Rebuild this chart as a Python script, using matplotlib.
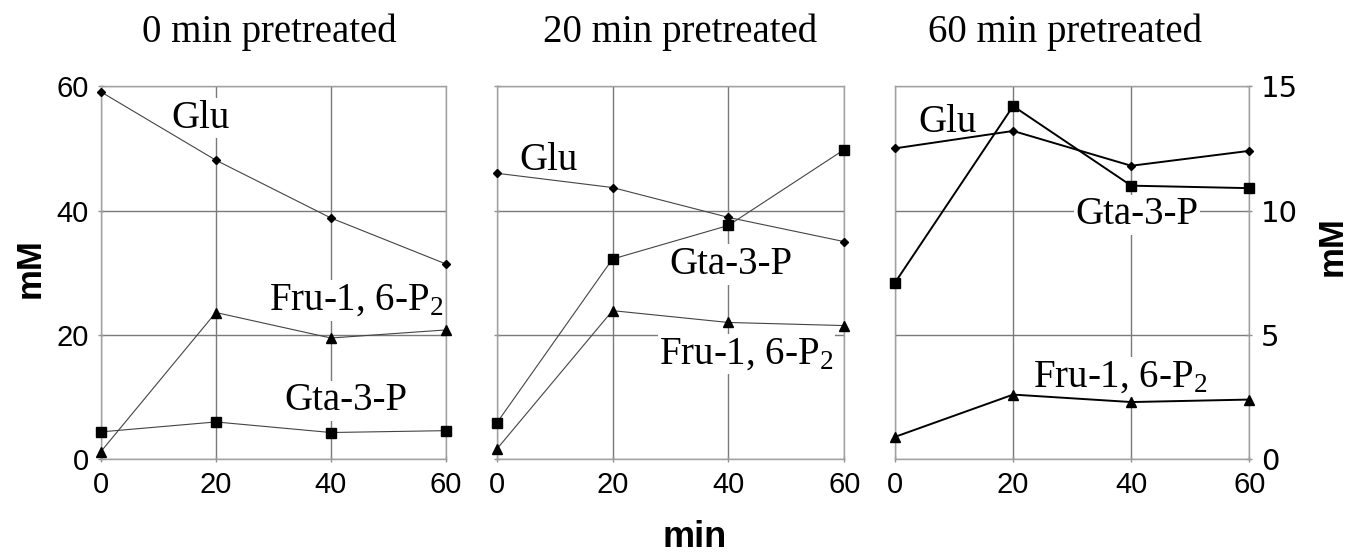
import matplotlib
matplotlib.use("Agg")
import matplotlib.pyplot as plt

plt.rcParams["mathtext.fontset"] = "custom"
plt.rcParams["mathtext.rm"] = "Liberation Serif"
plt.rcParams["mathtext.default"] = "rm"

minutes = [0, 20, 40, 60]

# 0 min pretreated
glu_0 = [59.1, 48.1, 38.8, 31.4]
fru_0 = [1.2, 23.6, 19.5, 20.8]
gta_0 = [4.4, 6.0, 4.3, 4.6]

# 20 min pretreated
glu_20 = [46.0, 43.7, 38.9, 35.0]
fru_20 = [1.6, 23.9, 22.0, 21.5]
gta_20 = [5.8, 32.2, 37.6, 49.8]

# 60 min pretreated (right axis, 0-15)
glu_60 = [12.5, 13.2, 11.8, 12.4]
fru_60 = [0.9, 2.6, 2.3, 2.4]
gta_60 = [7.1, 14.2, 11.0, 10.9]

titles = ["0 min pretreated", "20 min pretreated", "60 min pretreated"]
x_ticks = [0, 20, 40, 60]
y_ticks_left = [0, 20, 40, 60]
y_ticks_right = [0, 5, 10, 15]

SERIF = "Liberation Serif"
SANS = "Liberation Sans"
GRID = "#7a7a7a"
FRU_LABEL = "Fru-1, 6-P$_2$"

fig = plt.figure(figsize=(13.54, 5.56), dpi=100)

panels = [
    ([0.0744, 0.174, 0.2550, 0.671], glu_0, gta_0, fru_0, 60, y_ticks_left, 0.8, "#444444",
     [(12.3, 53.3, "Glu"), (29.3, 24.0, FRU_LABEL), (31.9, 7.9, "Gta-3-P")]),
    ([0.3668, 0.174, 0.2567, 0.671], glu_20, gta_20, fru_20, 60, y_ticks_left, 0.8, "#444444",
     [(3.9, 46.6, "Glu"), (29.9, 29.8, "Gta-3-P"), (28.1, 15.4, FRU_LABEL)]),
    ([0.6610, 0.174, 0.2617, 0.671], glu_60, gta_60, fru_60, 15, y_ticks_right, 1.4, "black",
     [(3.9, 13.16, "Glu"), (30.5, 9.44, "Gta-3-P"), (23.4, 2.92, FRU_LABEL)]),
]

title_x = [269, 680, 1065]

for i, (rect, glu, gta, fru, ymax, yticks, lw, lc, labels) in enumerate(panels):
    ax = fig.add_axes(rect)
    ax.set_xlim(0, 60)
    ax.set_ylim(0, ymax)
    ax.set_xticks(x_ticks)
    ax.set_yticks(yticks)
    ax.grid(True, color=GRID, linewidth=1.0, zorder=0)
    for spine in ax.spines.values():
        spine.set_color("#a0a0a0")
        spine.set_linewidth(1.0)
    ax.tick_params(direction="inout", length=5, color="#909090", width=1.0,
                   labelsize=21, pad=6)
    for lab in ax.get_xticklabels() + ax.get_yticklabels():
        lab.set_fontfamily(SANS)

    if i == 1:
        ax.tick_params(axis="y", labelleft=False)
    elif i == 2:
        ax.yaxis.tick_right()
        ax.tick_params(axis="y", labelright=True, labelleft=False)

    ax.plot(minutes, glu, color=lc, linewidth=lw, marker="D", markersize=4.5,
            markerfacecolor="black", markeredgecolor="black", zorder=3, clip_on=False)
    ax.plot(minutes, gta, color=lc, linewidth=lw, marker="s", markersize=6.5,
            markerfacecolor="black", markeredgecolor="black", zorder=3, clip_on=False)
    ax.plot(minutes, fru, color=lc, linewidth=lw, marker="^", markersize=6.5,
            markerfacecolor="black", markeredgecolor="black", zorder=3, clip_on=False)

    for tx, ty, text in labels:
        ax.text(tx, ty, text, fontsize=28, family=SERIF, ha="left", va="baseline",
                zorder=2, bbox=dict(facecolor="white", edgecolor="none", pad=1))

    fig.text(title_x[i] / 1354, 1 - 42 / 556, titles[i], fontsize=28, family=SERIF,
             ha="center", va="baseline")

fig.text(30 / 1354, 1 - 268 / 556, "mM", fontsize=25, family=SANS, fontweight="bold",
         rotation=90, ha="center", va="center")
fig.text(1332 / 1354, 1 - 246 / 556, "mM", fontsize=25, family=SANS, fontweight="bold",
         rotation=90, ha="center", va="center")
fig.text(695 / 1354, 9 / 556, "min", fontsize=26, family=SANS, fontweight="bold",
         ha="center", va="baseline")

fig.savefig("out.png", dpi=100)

> PROBLEM REQUIREMENTS:
Pictures excluded, repeat exactly the lines from the top of the material through the line with "gta_0 = [4.4, 6.0, 4.3, 4.6]", including both of those lines.

> FINAL RESULT:
Rebuild this chart as a Python script, using matplotlib.
import matplotlib
matplotlib.use("Agg")
import matplotlib.pyplot as plt

plt.rcParams["mathtext.fontset"] = "custom"
plt.rcParams["mathtext.rm"] = "Liberation Serif"
plt.rcParams["mathtext.default"] = "rm"

minutes = [0, 20, 40, 60]

# 0 min pretreated
glu_0 = [59.1, 48.1, 38.8, 31.4]
fru_0 = [1.2, 23.6, 19.5, 20.8]
gta_0 = [4.4, 6.0, 4.3, 4.6]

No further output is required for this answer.